Collection entries.
====

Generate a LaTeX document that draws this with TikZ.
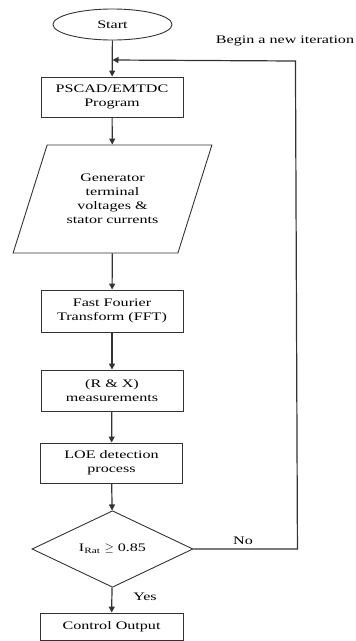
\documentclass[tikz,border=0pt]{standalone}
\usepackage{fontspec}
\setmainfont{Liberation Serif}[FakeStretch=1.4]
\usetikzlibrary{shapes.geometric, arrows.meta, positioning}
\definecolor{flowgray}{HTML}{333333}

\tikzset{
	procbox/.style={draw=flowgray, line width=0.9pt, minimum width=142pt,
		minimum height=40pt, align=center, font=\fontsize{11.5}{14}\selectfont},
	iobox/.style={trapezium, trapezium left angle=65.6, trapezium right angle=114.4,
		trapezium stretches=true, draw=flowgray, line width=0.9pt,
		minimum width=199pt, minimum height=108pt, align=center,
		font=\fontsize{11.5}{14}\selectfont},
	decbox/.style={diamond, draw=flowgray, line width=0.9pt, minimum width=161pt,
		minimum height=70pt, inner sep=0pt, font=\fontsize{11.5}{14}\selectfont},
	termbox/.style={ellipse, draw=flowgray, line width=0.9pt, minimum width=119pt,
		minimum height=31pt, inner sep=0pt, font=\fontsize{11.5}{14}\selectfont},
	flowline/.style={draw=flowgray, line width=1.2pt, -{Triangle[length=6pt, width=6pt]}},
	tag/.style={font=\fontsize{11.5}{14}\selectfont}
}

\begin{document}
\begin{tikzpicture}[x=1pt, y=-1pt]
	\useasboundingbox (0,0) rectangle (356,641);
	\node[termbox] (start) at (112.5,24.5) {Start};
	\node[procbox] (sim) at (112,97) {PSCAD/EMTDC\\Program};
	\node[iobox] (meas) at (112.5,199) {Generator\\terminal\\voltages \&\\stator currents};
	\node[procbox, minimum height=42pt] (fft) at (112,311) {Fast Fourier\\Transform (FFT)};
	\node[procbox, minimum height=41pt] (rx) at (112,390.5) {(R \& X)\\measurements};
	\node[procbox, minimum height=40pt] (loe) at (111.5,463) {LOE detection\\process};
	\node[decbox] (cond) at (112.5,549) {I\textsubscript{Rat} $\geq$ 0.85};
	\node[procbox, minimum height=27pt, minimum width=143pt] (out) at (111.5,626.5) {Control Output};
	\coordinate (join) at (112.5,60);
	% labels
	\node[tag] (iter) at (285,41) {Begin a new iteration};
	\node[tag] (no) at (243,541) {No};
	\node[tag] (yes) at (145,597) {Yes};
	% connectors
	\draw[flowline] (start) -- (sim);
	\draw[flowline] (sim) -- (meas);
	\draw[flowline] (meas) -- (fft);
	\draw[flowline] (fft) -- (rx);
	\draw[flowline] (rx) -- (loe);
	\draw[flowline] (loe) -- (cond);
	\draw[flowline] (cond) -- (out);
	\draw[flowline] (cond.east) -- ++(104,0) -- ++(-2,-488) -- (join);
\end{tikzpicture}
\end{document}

====

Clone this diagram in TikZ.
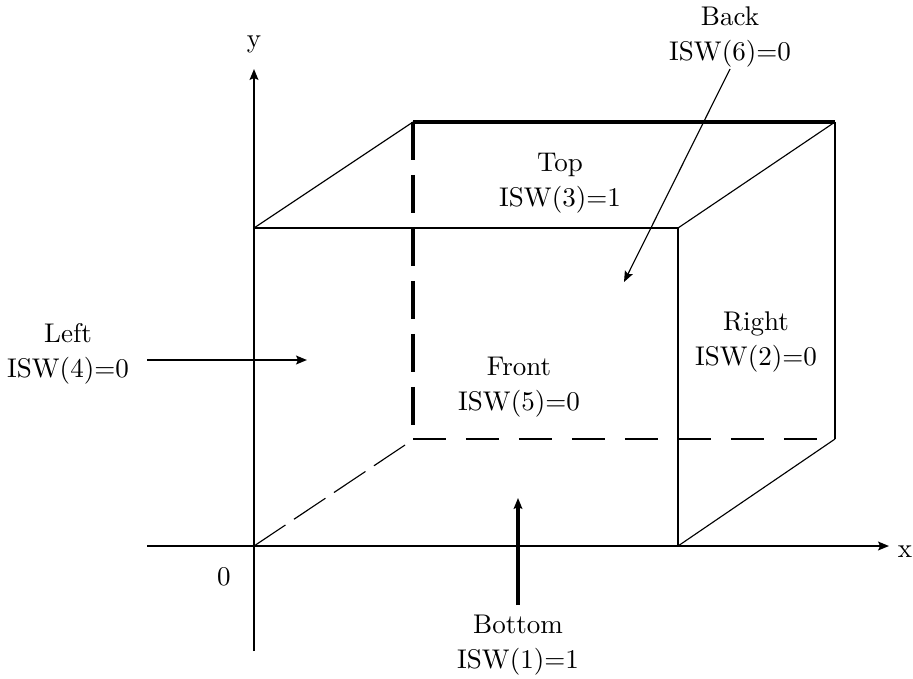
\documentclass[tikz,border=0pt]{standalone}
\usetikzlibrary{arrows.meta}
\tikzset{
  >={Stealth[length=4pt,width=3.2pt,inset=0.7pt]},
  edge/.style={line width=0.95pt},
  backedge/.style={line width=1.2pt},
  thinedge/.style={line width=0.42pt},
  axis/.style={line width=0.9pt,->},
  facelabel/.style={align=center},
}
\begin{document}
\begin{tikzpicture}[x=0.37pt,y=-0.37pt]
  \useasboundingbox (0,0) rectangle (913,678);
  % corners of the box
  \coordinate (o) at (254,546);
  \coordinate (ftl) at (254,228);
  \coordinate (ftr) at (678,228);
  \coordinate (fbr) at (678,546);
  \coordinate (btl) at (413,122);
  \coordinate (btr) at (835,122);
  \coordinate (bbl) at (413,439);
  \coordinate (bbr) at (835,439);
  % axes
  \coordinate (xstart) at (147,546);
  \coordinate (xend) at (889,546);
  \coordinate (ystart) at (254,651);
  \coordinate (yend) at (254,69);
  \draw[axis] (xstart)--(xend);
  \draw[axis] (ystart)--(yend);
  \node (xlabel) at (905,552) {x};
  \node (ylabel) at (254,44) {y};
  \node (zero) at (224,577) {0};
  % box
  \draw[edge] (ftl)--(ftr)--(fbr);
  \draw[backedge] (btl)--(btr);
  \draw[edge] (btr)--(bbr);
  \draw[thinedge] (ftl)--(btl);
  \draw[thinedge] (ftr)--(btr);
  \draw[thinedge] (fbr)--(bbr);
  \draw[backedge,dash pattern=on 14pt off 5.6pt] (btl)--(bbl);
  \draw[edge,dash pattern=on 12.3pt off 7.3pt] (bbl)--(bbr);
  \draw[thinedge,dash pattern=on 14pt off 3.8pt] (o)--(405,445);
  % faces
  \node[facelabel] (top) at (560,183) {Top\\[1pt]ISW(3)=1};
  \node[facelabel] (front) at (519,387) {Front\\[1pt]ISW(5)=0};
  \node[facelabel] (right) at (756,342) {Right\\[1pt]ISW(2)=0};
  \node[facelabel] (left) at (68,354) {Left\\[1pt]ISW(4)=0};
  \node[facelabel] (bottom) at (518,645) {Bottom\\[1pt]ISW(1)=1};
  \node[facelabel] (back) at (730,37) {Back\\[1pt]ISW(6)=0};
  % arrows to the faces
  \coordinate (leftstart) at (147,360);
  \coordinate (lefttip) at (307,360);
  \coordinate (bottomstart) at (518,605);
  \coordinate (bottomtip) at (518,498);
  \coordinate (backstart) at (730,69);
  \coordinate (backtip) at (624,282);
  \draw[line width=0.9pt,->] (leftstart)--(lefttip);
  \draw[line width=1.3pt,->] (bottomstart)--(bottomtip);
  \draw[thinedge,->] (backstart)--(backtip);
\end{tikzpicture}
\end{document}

====

REQUEST.
Copy out every line from the data above that has "this" in it.

SOLUTION BELOW.
Generate a LaTeX document that draws this with TikZ.
Clone this diagram in TikZ.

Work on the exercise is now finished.